The purpose of a trust is to avoid probate. The main purpose is to hold your house in a drawer, avoid probate, and save your heirs a lot of money.
What Should Be Included In A Revocable Trust?
Your house should definitely be included in a revocable trust. You don’t necessarily need to put your cars in a revocable trust because we tend to change cars often. In a trust package in the estate funding package, you get a trust pour-over will because it’s for financial power of attorney, and then you get your health care directive. The pour-over will pours anything you left out and makes those assets or property part of the trust, it can be anything less than $160,000. If you buy a beautiful quarter million-dollar motor home, then definitely title it to a trust. You want assets that are high-dollar value to be titled to the trust as if the trust owns it now. You’re the trust toward creating your trust. You’re the trustee managing all of your assets during your life, and you’re the beneficiary of everything during your life.

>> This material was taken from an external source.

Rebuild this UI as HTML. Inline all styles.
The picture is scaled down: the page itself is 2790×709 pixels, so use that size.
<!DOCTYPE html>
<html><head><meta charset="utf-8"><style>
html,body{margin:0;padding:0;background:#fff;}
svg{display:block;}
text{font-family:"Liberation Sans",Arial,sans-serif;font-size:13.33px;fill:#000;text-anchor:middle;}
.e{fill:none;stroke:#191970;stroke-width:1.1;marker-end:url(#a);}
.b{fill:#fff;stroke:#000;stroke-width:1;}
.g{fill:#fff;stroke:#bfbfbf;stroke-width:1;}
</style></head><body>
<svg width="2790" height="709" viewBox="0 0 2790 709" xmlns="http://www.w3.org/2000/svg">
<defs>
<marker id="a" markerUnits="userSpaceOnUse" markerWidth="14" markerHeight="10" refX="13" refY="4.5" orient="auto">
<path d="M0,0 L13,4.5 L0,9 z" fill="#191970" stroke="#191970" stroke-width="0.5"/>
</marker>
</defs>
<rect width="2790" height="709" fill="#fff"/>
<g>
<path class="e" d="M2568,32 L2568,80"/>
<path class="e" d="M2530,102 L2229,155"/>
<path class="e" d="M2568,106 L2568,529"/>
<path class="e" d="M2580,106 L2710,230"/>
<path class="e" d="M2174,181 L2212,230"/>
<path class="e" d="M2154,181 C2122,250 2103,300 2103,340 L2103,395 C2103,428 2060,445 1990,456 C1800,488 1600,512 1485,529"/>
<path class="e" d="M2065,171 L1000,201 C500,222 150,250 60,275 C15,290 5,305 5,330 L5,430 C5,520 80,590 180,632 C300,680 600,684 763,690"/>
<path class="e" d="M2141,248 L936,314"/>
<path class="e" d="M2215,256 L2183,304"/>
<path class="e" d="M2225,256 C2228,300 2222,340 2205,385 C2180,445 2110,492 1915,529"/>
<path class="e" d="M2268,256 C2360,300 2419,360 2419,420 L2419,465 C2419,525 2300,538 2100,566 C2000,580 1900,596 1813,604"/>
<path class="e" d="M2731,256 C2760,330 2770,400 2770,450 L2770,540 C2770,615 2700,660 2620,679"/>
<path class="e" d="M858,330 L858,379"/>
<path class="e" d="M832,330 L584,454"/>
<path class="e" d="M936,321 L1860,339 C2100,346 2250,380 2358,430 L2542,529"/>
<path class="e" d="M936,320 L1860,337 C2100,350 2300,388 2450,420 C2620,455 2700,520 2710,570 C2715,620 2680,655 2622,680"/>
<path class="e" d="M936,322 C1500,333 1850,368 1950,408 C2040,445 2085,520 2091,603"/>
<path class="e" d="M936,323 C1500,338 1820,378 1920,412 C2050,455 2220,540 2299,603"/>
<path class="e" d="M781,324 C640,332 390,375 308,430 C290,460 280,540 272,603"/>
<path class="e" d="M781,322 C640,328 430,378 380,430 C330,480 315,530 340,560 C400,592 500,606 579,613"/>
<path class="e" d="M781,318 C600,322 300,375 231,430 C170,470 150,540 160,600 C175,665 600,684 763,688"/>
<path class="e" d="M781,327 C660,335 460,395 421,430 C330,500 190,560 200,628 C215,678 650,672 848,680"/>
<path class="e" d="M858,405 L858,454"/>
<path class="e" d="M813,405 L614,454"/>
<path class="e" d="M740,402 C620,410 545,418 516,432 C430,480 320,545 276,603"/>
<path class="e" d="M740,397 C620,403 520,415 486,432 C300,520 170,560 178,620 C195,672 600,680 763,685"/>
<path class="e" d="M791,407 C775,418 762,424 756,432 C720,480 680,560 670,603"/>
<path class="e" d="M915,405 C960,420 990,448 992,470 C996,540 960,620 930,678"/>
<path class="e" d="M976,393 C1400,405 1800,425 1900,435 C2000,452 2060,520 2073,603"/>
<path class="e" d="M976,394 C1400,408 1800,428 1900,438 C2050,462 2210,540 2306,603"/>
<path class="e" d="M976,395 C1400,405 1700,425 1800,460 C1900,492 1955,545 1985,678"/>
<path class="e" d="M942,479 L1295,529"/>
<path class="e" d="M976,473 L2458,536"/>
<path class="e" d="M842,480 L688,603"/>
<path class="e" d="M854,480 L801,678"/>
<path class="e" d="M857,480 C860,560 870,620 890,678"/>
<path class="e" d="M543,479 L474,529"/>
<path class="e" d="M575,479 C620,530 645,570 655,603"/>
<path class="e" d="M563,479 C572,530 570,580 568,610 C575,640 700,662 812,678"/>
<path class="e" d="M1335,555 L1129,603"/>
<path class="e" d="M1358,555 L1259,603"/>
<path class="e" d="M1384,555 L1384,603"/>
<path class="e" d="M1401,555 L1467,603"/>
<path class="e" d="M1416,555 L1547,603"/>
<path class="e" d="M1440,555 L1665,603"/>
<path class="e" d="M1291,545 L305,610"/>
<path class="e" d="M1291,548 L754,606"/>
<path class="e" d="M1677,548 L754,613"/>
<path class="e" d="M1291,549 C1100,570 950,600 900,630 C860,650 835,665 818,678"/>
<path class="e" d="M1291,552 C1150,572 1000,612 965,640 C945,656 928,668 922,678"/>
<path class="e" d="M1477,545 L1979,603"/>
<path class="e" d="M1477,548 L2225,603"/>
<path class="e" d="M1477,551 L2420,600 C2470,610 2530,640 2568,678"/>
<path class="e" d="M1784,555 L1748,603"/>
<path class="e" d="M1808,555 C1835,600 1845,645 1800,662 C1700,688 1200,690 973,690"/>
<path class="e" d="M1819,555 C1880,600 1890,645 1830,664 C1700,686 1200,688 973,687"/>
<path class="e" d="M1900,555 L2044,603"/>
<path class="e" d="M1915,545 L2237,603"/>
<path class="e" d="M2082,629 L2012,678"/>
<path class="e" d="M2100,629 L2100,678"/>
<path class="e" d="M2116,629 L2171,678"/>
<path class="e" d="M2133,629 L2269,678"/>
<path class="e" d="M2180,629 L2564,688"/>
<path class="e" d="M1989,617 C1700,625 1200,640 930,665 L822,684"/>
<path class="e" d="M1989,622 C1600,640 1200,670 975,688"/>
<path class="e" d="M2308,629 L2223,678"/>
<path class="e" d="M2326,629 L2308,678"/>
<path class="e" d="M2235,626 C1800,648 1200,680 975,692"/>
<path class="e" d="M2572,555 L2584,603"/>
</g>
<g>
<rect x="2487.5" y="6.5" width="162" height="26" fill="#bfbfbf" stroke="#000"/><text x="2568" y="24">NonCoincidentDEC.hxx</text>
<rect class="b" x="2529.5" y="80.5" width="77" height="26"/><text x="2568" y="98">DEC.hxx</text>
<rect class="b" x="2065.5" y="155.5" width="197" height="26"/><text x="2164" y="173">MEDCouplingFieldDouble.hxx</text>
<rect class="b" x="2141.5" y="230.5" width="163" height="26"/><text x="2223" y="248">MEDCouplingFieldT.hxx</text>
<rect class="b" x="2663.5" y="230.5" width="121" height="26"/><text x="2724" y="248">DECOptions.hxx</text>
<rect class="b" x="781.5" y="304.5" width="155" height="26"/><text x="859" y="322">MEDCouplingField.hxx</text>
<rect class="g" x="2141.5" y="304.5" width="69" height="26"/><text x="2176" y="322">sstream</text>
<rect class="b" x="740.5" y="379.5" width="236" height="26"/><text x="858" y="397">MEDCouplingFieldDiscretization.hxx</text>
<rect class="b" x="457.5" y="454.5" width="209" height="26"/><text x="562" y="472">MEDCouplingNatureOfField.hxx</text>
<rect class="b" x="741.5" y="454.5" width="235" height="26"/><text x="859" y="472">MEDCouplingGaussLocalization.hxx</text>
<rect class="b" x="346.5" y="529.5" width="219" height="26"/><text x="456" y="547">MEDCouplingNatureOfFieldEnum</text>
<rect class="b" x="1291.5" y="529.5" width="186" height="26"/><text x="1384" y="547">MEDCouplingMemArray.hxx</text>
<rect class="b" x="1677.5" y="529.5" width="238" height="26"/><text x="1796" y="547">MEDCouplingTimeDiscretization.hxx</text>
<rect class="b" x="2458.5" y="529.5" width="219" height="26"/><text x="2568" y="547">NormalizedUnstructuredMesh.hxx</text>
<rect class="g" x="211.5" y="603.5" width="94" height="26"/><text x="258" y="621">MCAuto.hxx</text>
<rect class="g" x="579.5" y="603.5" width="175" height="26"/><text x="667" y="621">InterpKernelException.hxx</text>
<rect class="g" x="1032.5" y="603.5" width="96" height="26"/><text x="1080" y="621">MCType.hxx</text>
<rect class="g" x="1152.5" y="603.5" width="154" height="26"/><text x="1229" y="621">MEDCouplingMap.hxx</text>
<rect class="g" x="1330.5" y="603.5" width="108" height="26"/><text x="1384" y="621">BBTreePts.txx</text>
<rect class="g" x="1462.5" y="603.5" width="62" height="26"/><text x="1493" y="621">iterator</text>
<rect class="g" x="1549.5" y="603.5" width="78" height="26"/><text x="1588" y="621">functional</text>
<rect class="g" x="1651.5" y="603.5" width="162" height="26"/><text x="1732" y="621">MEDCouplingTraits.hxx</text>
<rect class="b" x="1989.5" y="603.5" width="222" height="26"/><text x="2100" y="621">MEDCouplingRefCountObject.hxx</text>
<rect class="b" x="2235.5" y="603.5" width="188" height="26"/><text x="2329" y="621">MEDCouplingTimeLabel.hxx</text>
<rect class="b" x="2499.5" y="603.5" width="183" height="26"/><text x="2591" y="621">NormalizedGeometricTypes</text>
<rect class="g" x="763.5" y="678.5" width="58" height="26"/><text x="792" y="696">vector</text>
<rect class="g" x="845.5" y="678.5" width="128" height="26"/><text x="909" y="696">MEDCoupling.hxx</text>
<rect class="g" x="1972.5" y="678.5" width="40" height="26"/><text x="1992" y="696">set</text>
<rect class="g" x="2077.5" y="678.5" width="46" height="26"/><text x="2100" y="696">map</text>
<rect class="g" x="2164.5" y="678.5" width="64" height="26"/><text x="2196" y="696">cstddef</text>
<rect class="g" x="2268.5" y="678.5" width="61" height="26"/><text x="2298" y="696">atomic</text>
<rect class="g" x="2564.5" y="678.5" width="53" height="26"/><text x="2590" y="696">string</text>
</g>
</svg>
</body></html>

There’s a lot of people that think if they sell something to the trust that they don’t have it anymore, and that’s completely wrong because if you’re the beneficiary, the trustee, and the trust, you own it. It is just a different way of titling it.
Are There Any Disadvantages Of A Revocable Trust?

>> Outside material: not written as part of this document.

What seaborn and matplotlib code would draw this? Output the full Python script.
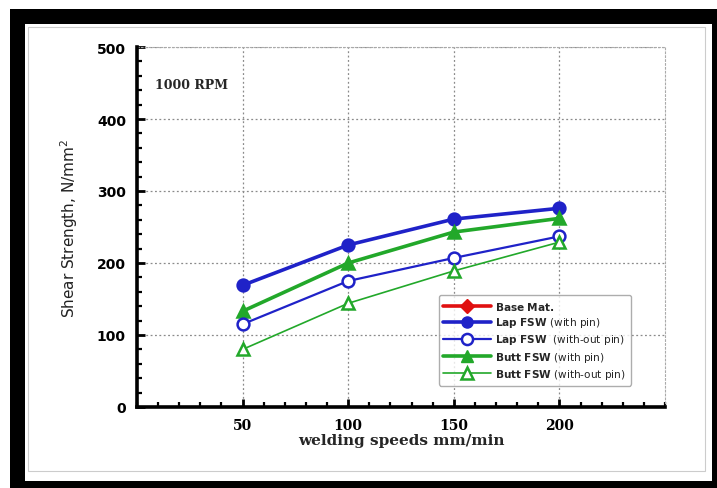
import matplotlib
matplotlib.use("Agg")
import matplotlib.pyplot as plt
from matplotlib.patches import Rectangle
from matplotlib.lines import Line2D
from matplotlib.ticker import MultipleLocator
import seaborn as sns
import pandas as pd

speeds = [50, 100, 150, 200]
lap_with_pin = [169, 225, 261, 276]
lap_without_pin = [115, 175, 207, 237]
butt_with_pin = [133, 200, 243, 262]
butt_without_pin = [80, 144, 189, 229]
x_ticks = [50, 100, 150, 200]
y_ticks = [0, 100, 200, 300, 400, 500]

sns.set_theme(style="white")
plt.rcParams['font.family'] = ['DejaVu Sans']

fig = plt.figure(figsize=(7.17, 4.89), dpi=100)
fig.patch.set_facecolor("white")
W, H = 717, 489
# black picture frame
fig.add_artist(Rectangle((10 / W, 0), 1 - 10 / W, 1 - 10 / H, transform=fig.transFigure,
                         facecolor="black", edgecolor="none", zorder=-5))
fig.add_artist(Rectangle((25 / W, 7 / H), (712 - 25) / W, (482 - 25) / H, transform=fig.transFigure,
                         facecolor="white", edgecolor="none", zorder=-4))
fig.add_artist(Rectangle((28 / W, 17 / H), (705 - 28) / W, (472 - 28) / H, transform=fig.transFigure,
                         facecolor="none", edgecolor="#cccccc", lw=0.8, zorder=-3))

ax = fig.add_axes([137 / W, 1 - 408 / H, (665 - 137) / W, (408 - 48) / H])
ax.set_facecolor("white")

blue = "#1f22c8"
green = "#22a82a"

series = [
    (lap_with_pin, blue, "o", blue, 2.6, 8.5),
    (butt_with_pin, green, "^", green, 2.6, 8.5),
    (lap_without_pin, blue, "o", "white", 1.6, 8.5),
    (butt_without_pin, green, "^", "white", 1.2, 8.5),
]
for vals, col, mk, fc, lw, ms in series:
    df = pd.DataFrame({"speed": speeds, "strength": vals})
    sns.lineplot(data=df, x="speed", y="strength", ax=ax, color=col, lw=lw,
                 marker=mk, markersize=ms, markerfacecolor=fc,
                 markeredgecolor=col, markeredgewidth=1.8, zorder=3)

ax.set_xlim(0, 250)
ax.set_ylim(0, 500)
ax.set_xticks(x_ticks)
ax.set_yticks(y_ticks)
ax.xaxis.set_minor_locator(MultipleLocator(10))
ax.yaxis.set_minor_locator(MultipleLocator(20))
ax.tick_params(axis="both", which="both", bottom=True, left=True, top=False, right=False)
ax.tick_params(axis="both", which="major", direction="in", length=6, width=2,
               labelsize=10, colors="black", pad=8)
ax.tick_params(axis="both", which="minor", direction="in", length=3.5, width=1.6, color="black")
for lab in ax.get_xticklabels() + ax.get_yticklabels():
    lab.set_fontweight("bold")
for lab in ax.get_xticklabels():
    lab.set_family("serif")

ax.grid(True, which="major", linestyle=(0, (1.5, 2)), color="#8a8a8a", lw=0.9)
ax.set_axisbelow(True)
for s in ["left", "bottom"]:
    ax.spines[s].set_linewidth(2.6)
    ax.spines[s].set_color("black")
    ax.spines[s].set_zorder(4)
for s in ["top", "right"]:
    ax.spines[s].set_linewidth(0.8)
    ax.spines[s].set_color("#aaaaaa")
    ax.spines[s].set_linestyle((0, (1.5, 2)))

ax.set_xlabel("welding speeds mm/min", fontsize=11, fontweight="bold",
              family="serif", labelpad=1)
ax.set_ylabel("Shear Strength, N/mm$^{2}$", fontsize=11, labelpad=12, color="#222222")

ax.text(0.034, 0.895, "1000 RPM", transform=ax.transAxes, fontsize=9,
        fontweight="bold", family="serif", va="center")

handles = [
    Line2D([], [], color="#e01010", lw=2.6, marker="D", markersize=7, markerfacecolor="#e01010"),
    Line2D([], [], color=blue, lw=2.6, marker="o", markersize=8, markerfacecolor=blue),
    Line2D([], [], color=blue, lw=1.6, marker="o", markersize=8, markerfacecolor="white", markeredgewidth=1.8),
    Line2D([], [], color=green, lw=2.6, marker="^", markersize=8, markerfacecolor=green),
    Line2D([], [], color=green, lw=1.2, marker="^", markersize=8, markerfacecolor="white", markeredgewidth=1.8),
]
labels = [
    r"$\bf{Base\ Mat.}$",
    r"$\bf{Lap\ FSW}$ (with pin)",
    r"$\bf{Lap\ FSW}$  (with-out pin)",
    r"$\bf{Butt\ FSW}$ (with pin)",
    r"$\bf{Butt\ FSW}$ (with-out pin)",
]
leg = ax.legend(handles, labels, loc="lower right", bbox_to_anchor=(0.945, 0.045),
                fontsize=7.6, frameon=True, handlelength=4.5, labelspacing=0.3,
                borderpad=0.45, handletextpad=0.4)
leg.get_frame().set_edgecolor("#999999")
leg.get_frame().set_linewidth(1.0)

fig.savefig("out.png", dpi=100, facecolor="white")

There aren’t any disadvantages of having a revocable trust.
Are There Any Assets That Should Not Be Put Into A Revocable Trust?
It’s not about the type of assets that should not be included in a revocable trust. It’s just that you can keep them out, and because its beneficiary driven, you can give those funds to other people so that they’re not named in the trust. Some people want to keep it simple, and maybe sometimes they want that money to be earmarked. I have several clients that have earmarked different funds to different people, and so, if you keep it under the trust, then the trustee is not having to manage it as much.
What Are The Steps Of Administrating A Revocable Trust After Someone Has Passed Away?
Administering a revocable trust after someone has passed away is very similar to doing an administration in a probate where you gather all of the assets and list them all. You get to know who the beneficiaries are in a trust. You have to send out a copy of the trust to every one of the beneficiaries, so they know because it’s always transparent. You’re not supposed to hide the ball, you are always supposed to let people know. You can then get them to sign a waiver and a notice of acknowledgement indicating that they received a copy. It is processing all the wishes, and then you just distribute it all. Now, if the trust is something where it lives on for some reason, that’s a benefit of a trust, you don’t have to terminate it right away. The majority of trusts will terminate on the passing of the last spouse.
Therefore, the person will take the list of all the assets and it sends out to the beneficiaries. They will see the trust, gather all the assets, and distribute them. So, a specific gift will go out of the estate first. For instance, when someone is drafting their trust, and they want to give $100,000 to someone else, I usually advise people to only do a percentage because you don’t know how much you’re going to die with, and specific gifts will go out of your estate first. You might be really being nice to your friends, but you might give your friend more than your heirs will get because when you pass away, you won’t usually have as much money as you thought when you wrote the will.